Written problem
Starting with the first line of the data below, copy each line up to and including the one containing "const antennaTicks = [-60, -40, -20, 0, 20, 40];". Pictures stay out.

Data section

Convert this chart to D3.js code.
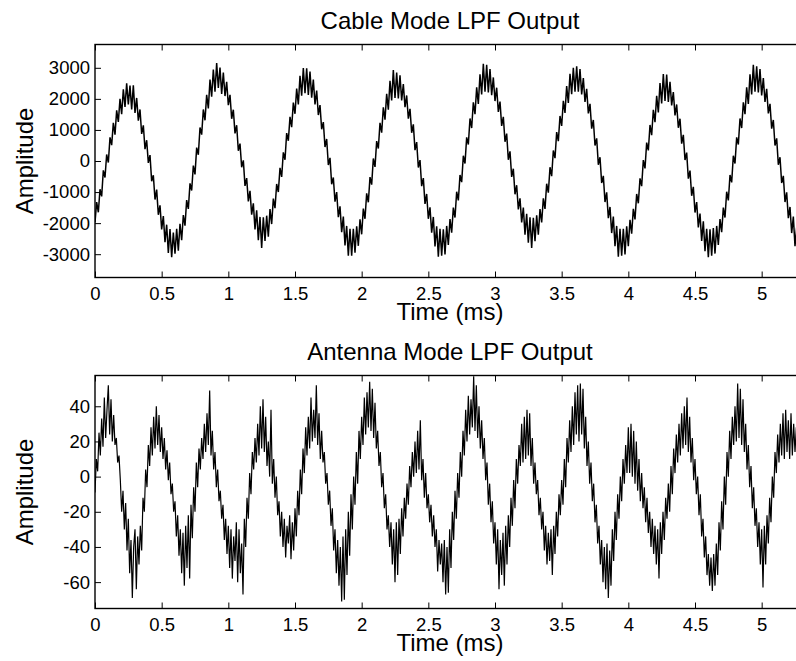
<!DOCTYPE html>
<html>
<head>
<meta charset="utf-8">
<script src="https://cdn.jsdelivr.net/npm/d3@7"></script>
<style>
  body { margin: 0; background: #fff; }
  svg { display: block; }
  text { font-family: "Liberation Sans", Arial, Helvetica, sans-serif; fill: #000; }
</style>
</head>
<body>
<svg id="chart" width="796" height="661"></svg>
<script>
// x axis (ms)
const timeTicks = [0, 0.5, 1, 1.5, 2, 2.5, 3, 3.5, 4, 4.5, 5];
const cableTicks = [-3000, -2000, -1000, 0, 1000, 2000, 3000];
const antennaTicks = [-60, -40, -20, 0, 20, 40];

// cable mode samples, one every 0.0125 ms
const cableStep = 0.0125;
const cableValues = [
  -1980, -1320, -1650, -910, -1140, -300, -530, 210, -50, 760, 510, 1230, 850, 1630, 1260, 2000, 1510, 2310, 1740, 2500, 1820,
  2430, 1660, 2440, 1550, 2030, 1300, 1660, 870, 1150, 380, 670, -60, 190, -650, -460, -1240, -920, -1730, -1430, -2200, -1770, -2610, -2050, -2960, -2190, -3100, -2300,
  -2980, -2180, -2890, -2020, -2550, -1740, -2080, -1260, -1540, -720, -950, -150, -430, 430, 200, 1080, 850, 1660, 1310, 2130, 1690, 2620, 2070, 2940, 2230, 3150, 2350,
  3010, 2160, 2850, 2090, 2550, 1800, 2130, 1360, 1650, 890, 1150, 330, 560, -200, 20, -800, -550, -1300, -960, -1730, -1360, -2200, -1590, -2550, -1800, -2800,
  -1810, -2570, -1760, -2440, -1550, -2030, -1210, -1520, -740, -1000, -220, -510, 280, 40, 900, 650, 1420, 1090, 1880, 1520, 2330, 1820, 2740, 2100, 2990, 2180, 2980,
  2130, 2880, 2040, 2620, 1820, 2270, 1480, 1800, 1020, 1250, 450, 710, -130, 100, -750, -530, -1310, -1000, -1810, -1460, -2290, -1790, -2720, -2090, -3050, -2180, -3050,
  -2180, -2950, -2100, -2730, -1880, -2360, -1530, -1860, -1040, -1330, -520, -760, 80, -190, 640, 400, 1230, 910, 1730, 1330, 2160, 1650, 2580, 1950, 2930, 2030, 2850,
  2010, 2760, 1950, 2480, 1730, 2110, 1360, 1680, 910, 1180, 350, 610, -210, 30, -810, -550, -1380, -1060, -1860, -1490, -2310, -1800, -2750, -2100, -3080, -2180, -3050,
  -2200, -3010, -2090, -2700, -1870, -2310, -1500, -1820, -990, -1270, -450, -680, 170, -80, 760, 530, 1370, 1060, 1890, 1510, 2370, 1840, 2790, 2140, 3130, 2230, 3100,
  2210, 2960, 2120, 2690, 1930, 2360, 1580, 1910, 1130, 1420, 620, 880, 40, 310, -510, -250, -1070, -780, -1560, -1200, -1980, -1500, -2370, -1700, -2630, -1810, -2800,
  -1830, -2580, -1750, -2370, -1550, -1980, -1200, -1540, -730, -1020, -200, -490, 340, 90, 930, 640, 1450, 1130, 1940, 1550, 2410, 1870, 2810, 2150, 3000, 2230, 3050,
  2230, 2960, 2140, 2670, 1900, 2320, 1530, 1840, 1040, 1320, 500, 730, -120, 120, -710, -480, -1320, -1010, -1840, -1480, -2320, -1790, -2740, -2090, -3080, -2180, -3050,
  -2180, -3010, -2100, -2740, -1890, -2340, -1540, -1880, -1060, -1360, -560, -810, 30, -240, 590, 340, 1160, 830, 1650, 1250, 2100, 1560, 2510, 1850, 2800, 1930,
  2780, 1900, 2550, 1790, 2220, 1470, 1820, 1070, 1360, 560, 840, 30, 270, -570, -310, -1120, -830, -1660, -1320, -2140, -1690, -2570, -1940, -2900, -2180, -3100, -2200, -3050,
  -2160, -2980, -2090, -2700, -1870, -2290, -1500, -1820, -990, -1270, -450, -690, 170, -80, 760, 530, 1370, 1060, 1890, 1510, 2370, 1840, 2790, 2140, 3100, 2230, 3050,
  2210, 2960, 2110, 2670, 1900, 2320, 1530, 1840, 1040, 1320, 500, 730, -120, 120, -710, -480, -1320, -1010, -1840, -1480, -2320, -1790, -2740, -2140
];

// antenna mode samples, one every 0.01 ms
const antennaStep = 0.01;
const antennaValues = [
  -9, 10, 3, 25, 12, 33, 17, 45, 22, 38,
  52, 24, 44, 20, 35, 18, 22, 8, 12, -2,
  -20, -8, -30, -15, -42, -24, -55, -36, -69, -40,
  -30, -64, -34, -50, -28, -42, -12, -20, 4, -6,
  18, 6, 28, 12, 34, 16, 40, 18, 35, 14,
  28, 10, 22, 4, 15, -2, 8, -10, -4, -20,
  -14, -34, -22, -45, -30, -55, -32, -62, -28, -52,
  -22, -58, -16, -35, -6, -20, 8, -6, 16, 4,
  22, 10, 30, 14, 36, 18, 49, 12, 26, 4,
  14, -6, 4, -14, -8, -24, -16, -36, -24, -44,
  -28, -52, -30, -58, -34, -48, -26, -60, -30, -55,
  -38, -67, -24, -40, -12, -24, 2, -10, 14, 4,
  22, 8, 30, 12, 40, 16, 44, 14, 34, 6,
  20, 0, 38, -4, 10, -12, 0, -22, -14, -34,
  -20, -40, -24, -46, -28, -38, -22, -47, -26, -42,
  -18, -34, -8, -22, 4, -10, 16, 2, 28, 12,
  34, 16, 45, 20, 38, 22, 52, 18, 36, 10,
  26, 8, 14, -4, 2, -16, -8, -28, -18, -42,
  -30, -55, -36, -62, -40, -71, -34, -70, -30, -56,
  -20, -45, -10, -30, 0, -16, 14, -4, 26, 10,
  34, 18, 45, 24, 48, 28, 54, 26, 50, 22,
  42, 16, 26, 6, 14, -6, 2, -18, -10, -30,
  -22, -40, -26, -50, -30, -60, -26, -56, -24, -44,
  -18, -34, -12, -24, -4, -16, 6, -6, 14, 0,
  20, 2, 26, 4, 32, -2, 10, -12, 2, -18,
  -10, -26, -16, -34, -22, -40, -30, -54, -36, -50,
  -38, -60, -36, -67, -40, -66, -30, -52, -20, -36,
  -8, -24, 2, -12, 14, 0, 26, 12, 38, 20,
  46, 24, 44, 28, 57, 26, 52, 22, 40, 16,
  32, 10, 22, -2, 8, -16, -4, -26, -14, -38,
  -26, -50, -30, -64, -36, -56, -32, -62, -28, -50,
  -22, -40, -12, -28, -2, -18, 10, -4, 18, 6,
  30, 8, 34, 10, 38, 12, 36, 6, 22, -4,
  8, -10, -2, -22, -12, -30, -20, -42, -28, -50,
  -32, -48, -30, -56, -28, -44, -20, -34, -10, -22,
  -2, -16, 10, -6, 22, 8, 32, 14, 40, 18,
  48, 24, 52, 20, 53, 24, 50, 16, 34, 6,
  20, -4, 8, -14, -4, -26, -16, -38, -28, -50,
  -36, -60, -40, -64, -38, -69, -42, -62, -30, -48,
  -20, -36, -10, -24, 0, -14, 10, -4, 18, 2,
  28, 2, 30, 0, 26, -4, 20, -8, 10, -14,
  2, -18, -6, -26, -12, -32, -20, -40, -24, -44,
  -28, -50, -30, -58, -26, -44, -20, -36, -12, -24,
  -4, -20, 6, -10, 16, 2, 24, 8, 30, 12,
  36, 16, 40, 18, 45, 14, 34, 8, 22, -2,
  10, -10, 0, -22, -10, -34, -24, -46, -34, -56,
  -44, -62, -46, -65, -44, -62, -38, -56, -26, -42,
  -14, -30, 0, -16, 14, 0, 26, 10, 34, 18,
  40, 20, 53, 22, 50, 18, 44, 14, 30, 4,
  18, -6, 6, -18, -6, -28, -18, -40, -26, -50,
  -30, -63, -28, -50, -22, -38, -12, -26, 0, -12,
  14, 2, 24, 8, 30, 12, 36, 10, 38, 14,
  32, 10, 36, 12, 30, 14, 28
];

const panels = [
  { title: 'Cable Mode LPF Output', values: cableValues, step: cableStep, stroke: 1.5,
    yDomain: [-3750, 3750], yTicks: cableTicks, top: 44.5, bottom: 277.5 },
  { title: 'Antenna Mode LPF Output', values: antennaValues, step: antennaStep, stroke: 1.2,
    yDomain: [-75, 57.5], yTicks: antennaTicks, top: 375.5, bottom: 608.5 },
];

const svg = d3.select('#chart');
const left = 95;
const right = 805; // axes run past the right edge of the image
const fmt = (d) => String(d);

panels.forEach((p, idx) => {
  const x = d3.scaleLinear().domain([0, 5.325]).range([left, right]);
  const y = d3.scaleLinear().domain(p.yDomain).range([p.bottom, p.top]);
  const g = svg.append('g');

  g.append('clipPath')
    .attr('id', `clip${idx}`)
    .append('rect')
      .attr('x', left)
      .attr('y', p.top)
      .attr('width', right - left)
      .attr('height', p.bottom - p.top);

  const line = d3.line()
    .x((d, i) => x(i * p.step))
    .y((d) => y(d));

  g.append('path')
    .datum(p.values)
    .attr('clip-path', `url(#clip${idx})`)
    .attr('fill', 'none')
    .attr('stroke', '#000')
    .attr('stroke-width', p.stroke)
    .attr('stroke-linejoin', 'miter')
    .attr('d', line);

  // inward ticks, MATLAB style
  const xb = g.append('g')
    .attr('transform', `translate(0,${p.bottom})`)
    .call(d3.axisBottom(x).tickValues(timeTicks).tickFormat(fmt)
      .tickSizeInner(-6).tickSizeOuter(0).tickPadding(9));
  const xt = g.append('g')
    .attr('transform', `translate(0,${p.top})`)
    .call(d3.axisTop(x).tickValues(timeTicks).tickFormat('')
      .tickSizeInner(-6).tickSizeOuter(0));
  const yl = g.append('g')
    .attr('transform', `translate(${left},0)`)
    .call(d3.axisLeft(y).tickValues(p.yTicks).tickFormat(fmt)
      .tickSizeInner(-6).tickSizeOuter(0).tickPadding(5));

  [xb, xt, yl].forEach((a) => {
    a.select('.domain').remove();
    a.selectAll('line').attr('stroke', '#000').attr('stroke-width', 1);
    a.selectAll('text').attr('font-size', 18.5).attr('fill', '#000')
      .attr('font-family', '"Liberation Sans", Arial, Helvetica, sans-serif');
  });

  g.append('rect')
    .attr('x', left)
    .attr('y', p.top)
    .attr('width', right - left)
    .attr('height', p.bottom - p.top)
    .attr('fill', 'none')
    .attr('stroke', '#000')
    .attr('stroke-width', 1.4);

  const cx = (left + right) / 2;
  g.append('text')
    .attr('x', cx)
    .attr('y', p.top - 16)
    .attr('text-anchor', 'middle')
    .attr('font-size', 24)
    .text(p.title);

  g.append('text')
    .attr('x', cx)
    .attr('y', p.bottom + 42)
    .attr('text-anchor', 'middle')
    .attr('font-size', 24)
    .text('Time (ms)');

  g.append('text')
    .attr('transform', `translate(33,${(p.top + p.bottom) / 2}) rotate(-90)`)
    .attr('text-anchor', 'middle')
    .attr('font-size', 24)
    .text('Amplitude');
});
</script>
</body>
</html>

Exercise result
Convert this chart to D3.js code.
<!DOCTYPE html>
<html>
<head>
<meta charset="utf-8">
<script src="https://cdn.jsdelivr.net/npm/d3@7"></script>
<style>
  body { margin: 0; background: #fff; }
  svg { display: block; }
  text { font-family: "Liberation Sans", Arial, Helvetica, sans-serif; fill: #000; }
</style>
</head>
<body>
<svg id="chart" width="796" height="661"></svg>
<script>
// x axis (ms)
const timeTicks = [0, 0.5, 1, 1.5, 2, 2.5, 3, 3.5, 4, 4.5, 5];
const cableTicks = [-3000, -2000, -1000, 0, 1000, 2000, 3000];
const antennaTicks = [-60, -40, -20, 0, 20, 40];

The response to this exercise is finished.